Saturday, December 31, 2005

2006 predictions

Well in a hat tip to our personal favorite, The National Review, we decided to make a few predictions about what will occur in America and the world in the new year. I personally guarantee that all the predictions I make will come true. If they don't feel free to call me on it...and then I will have you destroyed.

In 2006...

Nancy Pelosi will finally be outed as a robot.

OBL will continue his four year streak of being dead.

A cash strapped Al Jazzerra will hire a Jewish accountant to be its CEO. He will be beheaded the next day in a prime time special. The show will win an Emmy.

The term "scapegoat" will be banned as offensive to animals after a massive global campaign mounted by PETA, the ASPCA, and Greenpeace. It will be replaced by the new politically correct term "scape conservative".
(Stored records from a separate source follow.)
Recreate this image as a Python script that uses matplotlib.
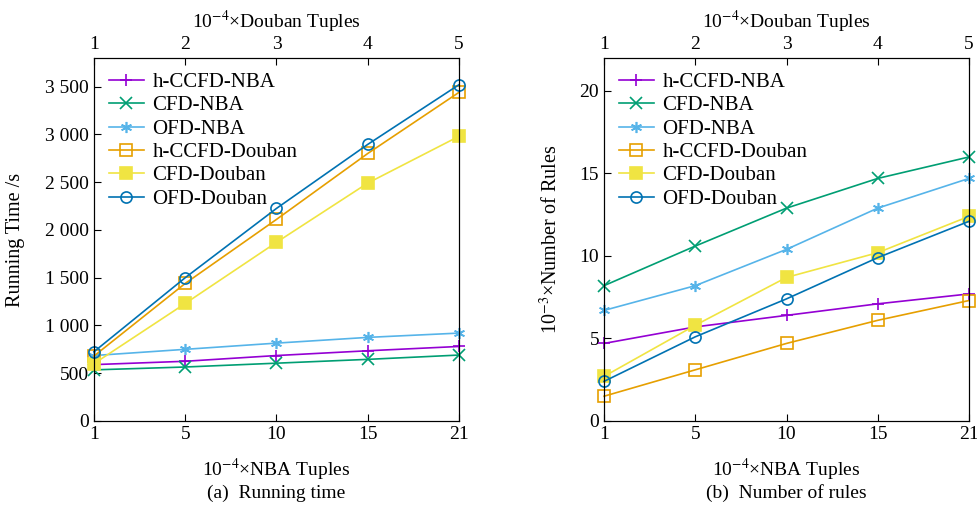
import matplotlib.pyplot as plt
import numpy as np

plt.rcParams['font.family'] = ['Liberation Serif', 'DejaVu Serif']
plt.rcParams['mathtext.fontset'] = 'stix'

################## data #############################
nba_ticks = ['1', '5', '10', '15', '21']
douban_ticks = ['1', '2', '3', '4', '5']
names = ['h-CCFD-NBA', 'CFD-NBA', 'OFD-NBA', 'h-CCFD-Douban', 'CFD-Douban', 'OFD-Douban']

time_hccfd_nba = [590, 625, 685, 735, 780]
time_cfd_nba = [535, 565, 605, 645, 690]
time_ofd_nba = [685, 750, 815, 875, 920]
time_hccfd_douban = [680, 1440, 2110, 2800, 3440]
time_cfd_douban = [600, 1230, 1870, 2490, 2980]
time_ofd_douban = [725, 1500, 2225, 2895, 3520]

rules_hccfd_nba = [4.7, 5.7, 6.4, 7.1, 7.7]
rules_cfd_nba = [8.2, 10.6, 12.9, 14.7, 16.0]
rules_ofd_nba = [6.7, 8.2, 10.4, 12.9, 14.7]
rules_hccfd_douban = [1.5, 3.1, 4.7, 6.1, 7.3]
rules_cfd_douban = [2.7, 5.8, 8.7, 10.2, 12.4]
rules_ofd_douban = [2.4, 5.1, 7.4, 9.9, 12.1]

colors = ['#9400D3', '#009E73', '#56B4E9', '#E69F00', '#F0E442', '#0072B2']
markers = ['+', 'x', (6, 2, 0), 's', 's', 'o']
fills = ['full', 'full', 'full', 'none', 'full', 'none']

fig = plt.figure(figsize=(9.78, 5.18), dpi=100)
ax1 = fig.add_axes([0.0961, 0.1873, 0.3732, 0.7008])
ax2 = fig.add_axes([0.6176, 0.1873, 0.3732, 0.7008])

time_series = [time_hccfd_nba, time_cfd_nba, time_ofd_nba, time_hccfd_douban, time_cfd_douban, time_ofd_douban]
rule_series = [rules_hccfd_nba, rules_cfd_nba, rules_ofd_nba, rules_hccfd_douban, rules_cfd_douban, rules_ofd_douban]
x = np.arange(len(nba_ticks))

for ax, series in [(ax1, time_series), (ax2, rule_series)]:
    for i in range(6):
        ax.plot(x, series[i], color=colors[i], marker=markers[i], fillstyle=fills[i],
                markersize=8, markeredgewidth=1.2, linewidth=1.2, label=names[i],
                clip_on=False)
    ax.set_xlim(0, 4)
    ax.set_xticks(x)
    ax.set_xticklabels(nba_ticks)
    ax.tick_params(direction='in', labelsize=14, length=5, right=False)
    ax.set_xlabel(r'10$^{-4}$×NBA Tuples', fontsize=14, labelpad=10)
    ax.legend(loc='upper left', frameon=False, fontsize=15, handlelength=1.7,
              borderaxespad=0.3, borderpad=0.4, labelspacing=0.18, handletextpad=0.4)
    top = ax.twiny()
    top.set_xlim(0, 4)
    top.set_xticks(x)
    top.set_xticklabels(douban_ticks)
    top.tick_params(direction='in', labelsize=14, length=5)
    top.set_xlabel(r'10$^{-4}$×Douban Tuples', fontsize=14, labelpad=6)

ax1.set_ylim(0, 3800)
ax1.set_yticks(np.arange(0, 3501, 500))
ax1.set_yticklabels(['0', '500', '1 000', '1 500', '2 000', '2 500', '3 000', '3 500'])
ax1.set_ylabel('Running Time /s', fontsize=14.5)
ax1.yaxis.set_label_coords(-0.19, 0.5)

ax2.set_ylim(0, 22)
ax2.set_yticks([0, 5, 10, 15, 20])
ax2.set_ylabel(r'10$^{-3}$×Number of Rules', fontsize=14.5)
ax2.yaxis.set_label_coords(-0.115, 0.5)

fig.text(0.282, 0.048, '(a)  Running time', ha='center', va='center', fontsize=14)
fig.text(0.804, 0.048, '(b)  Number of rules', ha='center', va='center', fontsize=14)

fig.savefig('out.png', dpi=100)
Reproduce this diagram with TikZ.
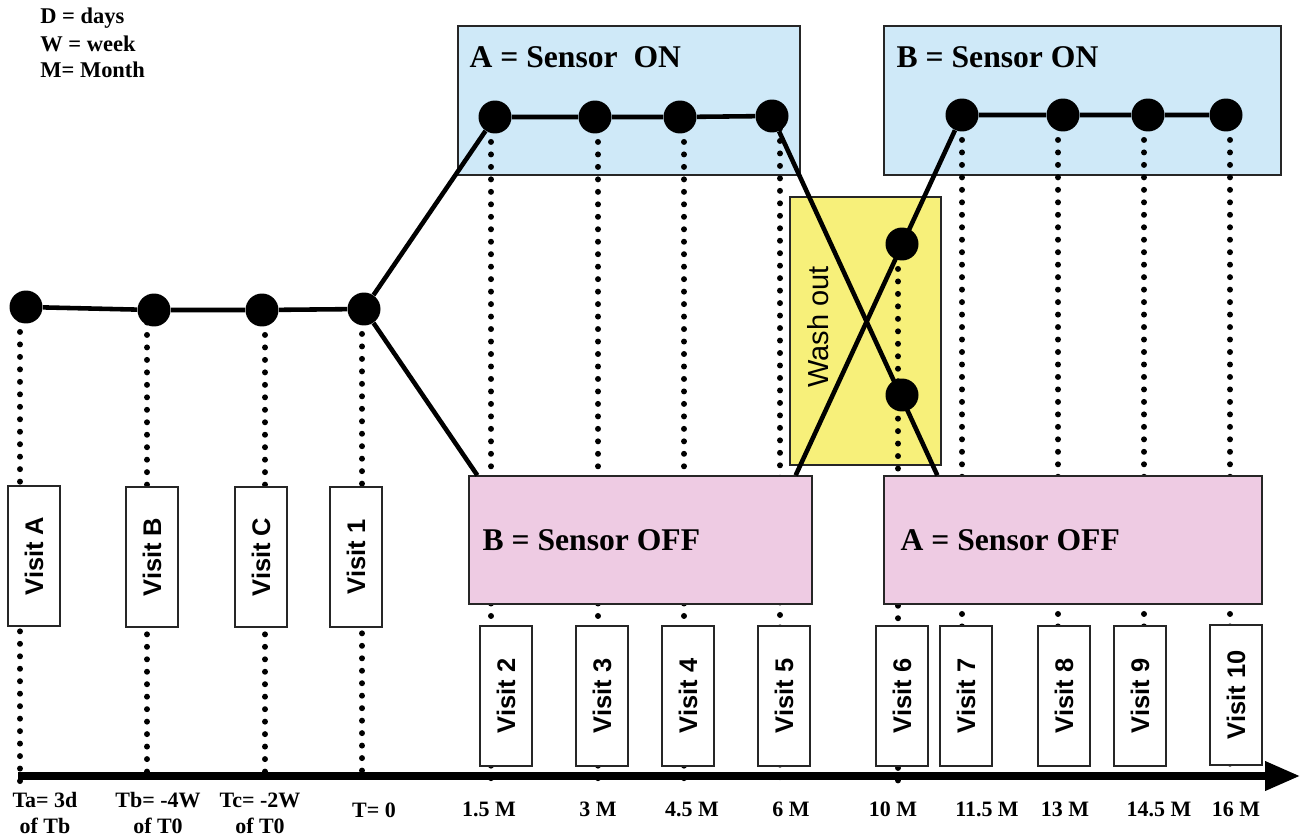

Adult entertainment will once again include such activities as discussing the great books, debating issues of public merit, and smoking fine cigars.

Republicans will enlarge their majority in the House by five seats. The NY Times will declare it a "disappointing performance for the GOP".

The newly married Elton John will be declared the UN's ambassador for Gay Rights. He immediately jets off to Saudi Arabia to promote the homosexual agenda in the Middle East. He will be publicly executed on Al Jazzerra. His final screams of agony will win a Grammy.

Britney Spears will get a divorce. Three weeks later she will remarry and become Mrs. Vanilla Ice.

Representative Barney Frank announces that the whole gay thing was just a way for him to "pick up chicks."

John Wayne will rise from the grave. He will not be happy.

In an effort to curb skyrocketing rates of sexually transmitted disease, VH1 changes its name to VDH1

Torn between a life of hedonistic self-indulgence or self-sacrifice and virtue, a young man will choose the latter.

In an effort to reach out to conservatives the Washington Post will stop suggesting that they are all inbred.

Pigs will continue their plans for eventual global domination.

Senator Robert Byrd will submit a bill to have the state of West Virginia renamed "Robert Byrd's Personal Billboard." He will then open his own themepark called "Klandemonium."

Harvard University professors will embark on a crusade to update the Scriptures. The cities of Sodom and Gamorrah will be renamed "San Sodomsico" and Gamovegas". The book of Genesis will be rewritten on the model of an old episode of Friends that was slightly funny. The Book of Job will be omitted because "it is such a bummer." A new verse will be added to the Sermon on the Mount: Blessed are the Democrats for they bring Peace.

Well lets hear some of your predictions!